И в самом деле, Плакса вился у его ног, выпрашивая паштет и ласково повизгивая.
– Плакса обожает кошек!
Франсуа пожал плечами:
– Вот видите…
Все мои аргументы рассыпались в прах. Вздохнув, я отобрала у Франсуа его огромное канапе и откусила кусок.
– Теперь вы можете поцеловать меня, – сказала я с набитым ртом. – Я тоже ела этот ужасный паштет.
Кофе остыл. Мы к нему так и не притронулись.
– Теперь ты подружка апаша, – сказал мне Франсуа утром. – Ты впустила меня в свою жизнь, голубка, и, может быть, тебе придется об этом сильно пожалеть.

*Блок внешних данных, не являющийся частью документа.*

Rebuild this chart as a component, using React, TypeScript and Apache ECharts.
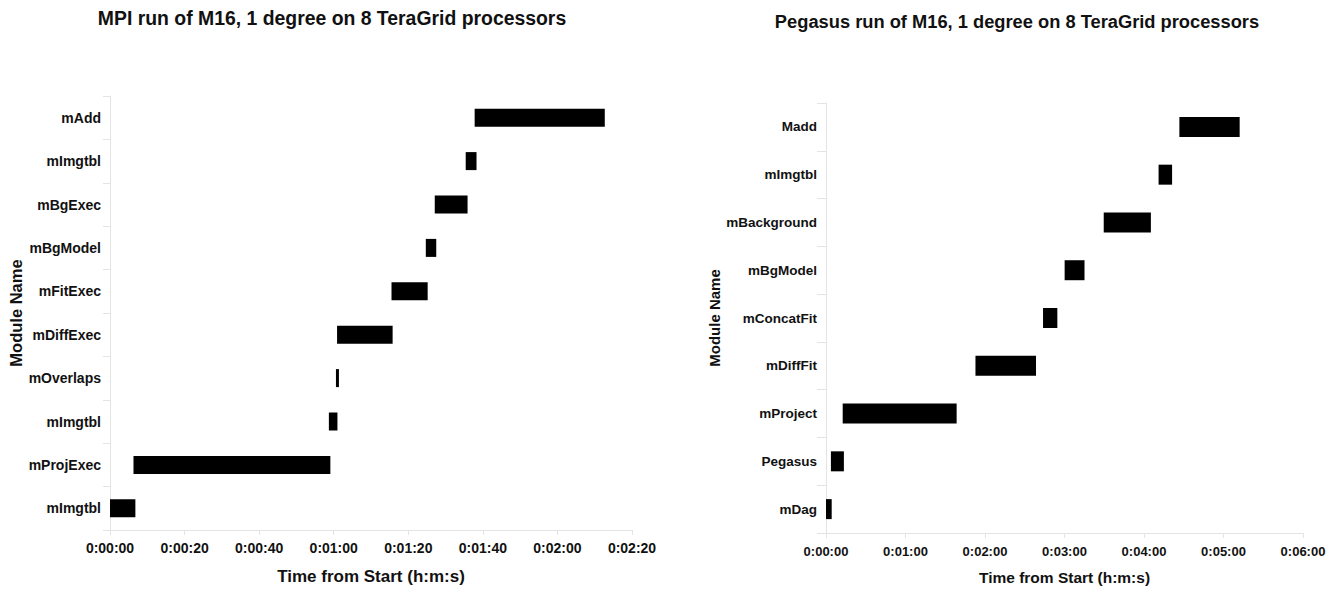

– Хочешь сказать, ты придешь еще? – спросила я, наблюдая, как он одевается. Мне доставляло радость видеть его обнаженным, следить за его свободными движениями – это было внове, это было остро, нежно, неизбежно.
– Разумеется. Я тебе еще надоем. Тебе придется травить меня собаками и стрелять из револьвера, чтобы прогнать. А почему я не должен приходить?
– Я старше тебя.
Я сказала первое, что пришло мне в голову, и тут же поняла, что этого мне говорить не следовало. Моя мать ни за что бы такого не сказала.
Франсуа рассмеялся.
– Ты девчонка, просто девчонка! Юная и резвая, как чижик, и хищная, как пантера. До которого часа ты работаешь сегодня?

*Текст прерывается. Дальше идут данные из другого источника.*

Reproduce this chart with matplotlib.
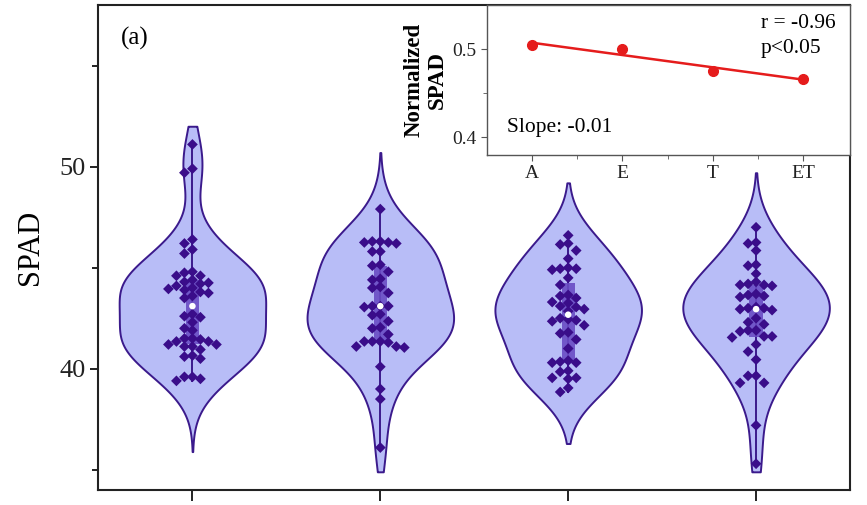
import numpy as np
import matplotlib
matplotlib.use('Agg')
import matplotlib.pyplot as plt
from matplotlib.patches import Rectangle

plt.rcParams['font.family'] = ['Liberation Serif', 'DejaVu Serif']

# SPAD readings per treatment
spad_A = [51.1, 49.9, 49.7, 46.4, 46.2, 45.9, 45.7, 44.8, 44.6, 44.6, 44.75, 44.3,
          44.25, 44.0, 43.9, 43.75, 43.95, 43.5, 43.8, 44.1, 44.4, 43.6, 44.2,
          42.7, 42.6, 42.55, 42.3, 42.0, 41.9, 41.5, 41.45, 41.35, 41.35, 41.2,
          41.2, 41.5, 41.1, 40.95, 41.1, 40.65, 40.6, 40.5, 39.6, 39.6, 39.5, 39.4]
spad_E = [47.9, 46.3, 46.25, 46.25, 46.2, 46.3, 45.8, 45.8, 45.15, 45.1, 44.8,
          44.4, 44.45, 44.05, 44.0, 43.75, 43.1, 43.05, 43.1, 43.1, 42.7, 42.65,
          42.35, 42.0, 42.05, 41.7, 41.35, 41.35, 41.3, 41.35, 41.1, 41.1, 41.05,
          40.1, 39.0, 38.5, 36.1]
spad_T = [46.6, 46.2, 46.15, 45.85, 45.45, 44.95, 44.9, 44.95, 45.0, 44.5, 44.15,
          43.65, 43.5, 43.6, 43.3, 43.25, 43.1, 43.05, 42.85, 42.95, 42.4, 42.45,
          42.35, 42.5, 42.15, 41.8, 41.75, 41.45, 41.0, 40.3, 40.35, 40.3, 40.4,
          39.9, 39.85, 39.55, 39.55, 39.5, 39.05, 38.85]
spad_ET = [47.0, 46.2, 46.25, 45.85, 45.15, 45.1, 44.7, 44.2, 44.15, 44.15, 44.1,
           44.3, 43.6, 43.55, 43.65, 43.7, 43.0, 42.95, 43.0, 42.9, 43.05, 42.5,
           42.3, 42.2, 41.9, 41.85, 41.9, 41.6, 41.55, 41.6, 41.2, 40.85, 40.45,
           39.65, 39.65, 39.3, 39.3, 37.2, 35.3]
groups = [spad_A, spad_E, spad_T, spad_ET]

# violin extents (low, high) as drawn in the original
violin_lims = [(35.9, 52.0), (34.9, 50.7), (36.3, 49.2), (34.9, 49.7)]

# inset: normalized SPAD per treatment
treatments = ['A', 'E', 'T', 'ET']
norm_spad = [0.5045, 0.4997, 0.475, 0.4663]

fill_c = '#b8bdf7'
edge_c = '#3b1a8c'
pt_c = '#3a0d8a'
box_c = '#6a4cc4'

fig = plt.figure(figsize=(8.67, 5.05), dpi=100)
ax = fig.add_axes([0.1136, 0.0297, 0.8668, 0.9604])

xlim = (0.5, 4.5)
ylim = (34.0, 58.0)
# pixels per data unit, for the swarm layout
px_x = 0.8668 * 867 / (xlim[1] - xlim[0])
px_y = 0.9604 * 505 / (ylim[1] - ylim[0])

bw = 1.3
half_w = 0.39
for i, vals in enumerate(groups):
    pos = i + 1
    v = np.array(vals)
    lo, hi = violin_lims[i]
    grid = np.linspace(lo, hi, 400)
    dens = np.exp(-0.5 * ((grid[:, None] - v[None, :]) / bw) ** 2).sum(axis=1)
    w = dens / dens.max() * half_w
    ax.fill_betweenx(grid, pos - w, pos + w, facecolor=fill_c, edgecolor=edge_c,
                     linewidth=1.4, zorder=1)

    # whisker min-max
    ax.plot([pos, pos], [v.min(), v.max()], color=edge_c, lw=1.4, zorder=2)
    q1, med, q3 = np.percentile(v, [25, 50, 75])
    ax.add_patch(Rectangle((pos - 0.035, q1), 0.07, q3 - q1, facecolor=box_c,
                           edgecolor='none', alpha=0.9, zorder=3))

    # simple beeswarm
    placed = []
    xs, ys = [], []
    d = 7.5
    for y in sorted(v, reverse=True):
        k = 0
        while True:
            step = (k + 1) // 2 * (1 if k % 2 == 0 else -1)
            x_off = step * 8.0
            ok = all((x_off - px) ** 2 + ((y - py) * px_y) ** 2 >= d ** 2
                     for px, py in placed)
            if ok:
                break
            k += 1
        placed.append((x_off, y))
        xs.append(pos + x_off / px_x)
        ys.append(y)
    ax.scatter(xs, ys, marker='D', s=30, color=pt_c, edgecolors='none', zorder=4)
    ax.scatter([pos], [med], marker='o', s=22, color='white', edgecolors='none',
               zorder=5)

ax.set_xlim(*xlim)
ax.set_ylim(*ylim)
ax.set_xticks([1, 2, 3, 4])
ax.set_xticklabels([])
ax.set_yticks([40, 50])
ax.set_yticks([35, 45, 55], minor=True)
ax.tick_params(axis='y', which='major', labelsize=19, length=6, width=1.4,
               colors='#222222')
ax.tick_params(axis='y', which='minor', length=4, width=1.4, color='#222222')
ax.tick_params(axis='x', length=8, width=1.4, color='#222222')
for s in ax.spines.values():
    s.set_linewidth(1.5)
    s.set_color('#222222')
ax.set_ylabel('SPAD', fontsize=22, labelpad=10)
ax.text(0.03, 0.955, '(a)', transform=ax.transAxes, fontsize=18, va='top')

# inset regression
ins = fig.add_axes([0.5617, 0.693, 0.4187, 0.297])
xi = np.arange(1, len(treatments) + 1)
coef = np.polyfit(xi, norm_spad, 1)
ins.plot(xi, np.polyval(coef, xi), color='#e51c1c', lw=1.8, zorder=2)
ins.plot(xi, norm_spad, 'o', color='#e51c1c', ms=7, zorder=3)
ins.set_xlim(0.5, 4.52)
ins.set_ylim(0.38, 0.55)
ins.set_xticks(xi)
ins.set_xticklabels(treatments)
ins.set_xticks([1.5, 2.5, 3.5], minor=True)
ins.set_yticks([0.4, 0.5])
ins.set_yticks([0.45], minor=True)
ins.tick_params(labelsize=14, length=4, color='#555555', labelcolor='#222222')
ins.tick_params(which='minor', length=3, color='#555555')
for s in ins.spines.values():
    s.set_linewidth(1.0)
    s.set_color('#555555')
ins.set_ylabel('Normalized\nSPAD', fontsize=16.5, fontweight='bold', labelpad=3,
               linespacing=1.15)
ins.text(0.755, 0.94, 'r = -0.96\np<0.05', transform=ins.transAxes, fontsize=15.5,
         ha='left', va='top', linespacing=1.45)
ins.text(0.055, 0.12, 'Slope: -0.01', transform=ins.transAxes, fontsize=15.5,
         ha='left', va='bottom')

fig.savefig('out.png', dpi=100)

– Возьми ключи. Лазать каждый раз через окно для тебя может быть утомительно. Хочешь заехать за мной после работы?
– Заехать? На чем, хотел бы я знать? Только если на своих двоих.
– Возьми мой автомобиль. Только съезди его заправить. Деньги в бюро.
Он, полностью одетый, сел на край кровати и нежно поцеловал меня в лоб.
– Ты не боишься доверить мне, малышка? Не боишься, что я обворую тебя и скроюсь?
– Я же хищная, как пантера. Я догоню и разорву тебя в клочки.
Он снова поцеловал меня и стал перекидывать ключи из одной ладони в другую.
– Ты в самом деле апаш, Франсуа? – спросила я.
– Что ты, моя дорогая, я пошутил. Я уже говорил тебе – я не вор, не грабитель. Я – маки́, я – партизан.